Co-digestion of organic and mineral wastes for enhanced biogas production: Reactor performance and evolution of microbial community and function

Abstract

Mineral wastes (MWs) from municipal solid waste incineration plants and construction demolition sites are rich in minerals, heavy metals and have acid neutralising capacity. This renders such MWs a promising source of bulk and trace elements to enhance and stabilize biogas production in anaerobic processes. However, finding a MW with typical heavy metal concentrations, which promotes anaerobic digestion (AD) without adverse effects on the microbial community of the reactor is of major importance.

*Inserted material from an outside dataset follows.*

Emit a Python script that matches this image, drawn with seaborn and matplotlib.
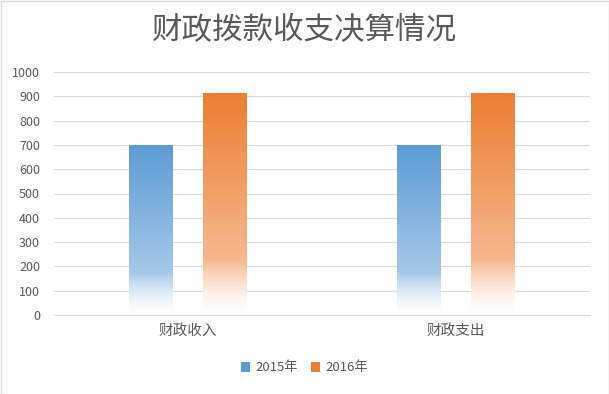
import numpy as np
import pandas as pd
import matplotlib
matplotlib.use('Agg')
import matplotlib.pyplot as plt
import seaborn as sns
from matplotlib.colors import to_rgb
from matplotlib.patches import Patch, Rectangle

# data
categories = ['财政收入', '财政支出']
years = ['2015年', '2016年']
values_2015 = [700, 700]
values_2016 = [915, 915]
colors = ['#5B9BD5', '#ED7D31']
yticks = list(range(0, 1001, 100))
title = '财政拨款收支决算情况'

df = pd.DataFrame({
    'cat': categories * 2,
    'year': [years[0]] * 2 + [years[1]] * 2,
    'value': values_2015 + values_2016,
})

sns.set_style('white')
plt.rcParams['font.family'] = ['Noto Sans CJK SC', 'DejaVu Sans']
gray = '#595959'

fig = plt.figure(figsize=(6.09, 3.94), dpi=100)
ax = fig.add_axes([54 / 609, 1 - 315 / 394, 536 / 609, 243 / 394])
sns.barplot(data=df, x='cat', y='value', hue='year', hue_order=years,
            palette=colors, saturation=1, width=0.55, gap=0.41, ax=ax,
            legend=False, zorder=3)

# gradient fill: colour lightens slowly, then fades to white near the bottom
knee, fk = 0.25, 0.55
t = np.linspace(1, 0, 512)[:, None]
f = np.where(t >= knee, fk + (1 - fk) * (t - knee) / (1 - knee),
             fk * (t / knee) ** 1.5)
ax.set_ylim(0, 1000)
for patch in list(ax.patches):
    x0, y0 = patch.get_x(), patch.get_y()
    w, h = patch.get_width(), patch.get_height()
    c = np.array(to_rgb(patch.get_facecolor()))
    img = (c[None, :] * f + (1 - f))[:, None, :]
    im = ax.imshow(img, extent=[x0, x0 + w, y0, y0 + h], aspect='auto',
                   zorder=3, interpolation='bilinear')
    im.set_clip_path(patch)
    patch.set_facecolor('none')
    patch.set_edgecolor('none')
ax.set_xlim(-0.5, 1.5)
ax.set_ylim(0, 1000)

ax.set_yticks(yticks)
ax.yaxis.grid(True, color='#D9D9D9', lw=0.8, zorder=0)
ax.set_axisbelow(True)
for s in ['top', 'right', 'left']:
    ax.spines[s].set_visible(False)
ax.spines['bottom'].set_color('#D9D9D9')
ax.spines['bottom'].set_zorder(4)
ax.tick_params(axis='y', length=0, pad=10, labelsize=9, labelcolor=gray)
ax.tick_params(axis='x', length=0, pad=6, labelsize=10.5, labelcolor=gray)
ax.set_xlabel('')
ax.set_ylabel('')

fig.text(0.5, 1 - 31 / 394, title, ha='center', va='center',
         fontsize=22, color=gray)

handles = [Patch(facecolor=c, edgecolor='none') for c in colors]
fig.legend(handles, years, loc='center', bbox_to_anchor=(0.5, 1 - 368 / 394),
           ncol=2, frameon=False, fontsize=9.5, labelcolor=gray,
           handlelength=0.7, handleheight=0.7, handletextpad=0.4,
           columnspacing=1.0)

fig.patches.append(Rectangle((0.5 / 609, 0.5 / 394), 1 - 1 / 609, 1 - 1 / 394,
                             transform=fig.transFigure, fill=False,
                             edgecolor='#D9D9D9', lw=1))

fig.savefig('out.png', dpi=100)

To investigate the impact of several MW additives (1. incineration bottom ash; 2. fly ash; 3. boiler ash; 4. cement-based waste) as AD co-substrates, six 5 L single stage mesophilic, continuously stirred tank reactors (CSTR) were setup. Two different feeding regimes were employed including: (a) a liquid-recycled feeding method (LRFM); (b) a draw-and-fill feeding method (DFFM). Under the LRFM regime, one gram MW per gram organic waste enhanced process stability (pH), increased methane production (25-45% increase), and yielded (450-520 mL CH₄/g VS); DFFM enhanced digestibility to a lesser degree. Illumina HiSeq 16S rRNA community sequencing of reactors showed that the microbial community compositions were unaffected by the presence of MW additives in comparison to unamended controls, but MW amendment accelerated bacterial growth (determined by qPCR). In contrast, different feeding regimes altered the microbial communities; Methanoculleus (hydrogenotrophic) and Methanosaeta (acetoclastic) were the most abundant methanogenic genera in the LRFM reactors, and the more metabolically versatile Methanosarcina genus dominated under DFFM.

Keywords: Co-digestion; Methanogenic activity; Microbial diversity; Microbial population; Mineral wastes; Process stability.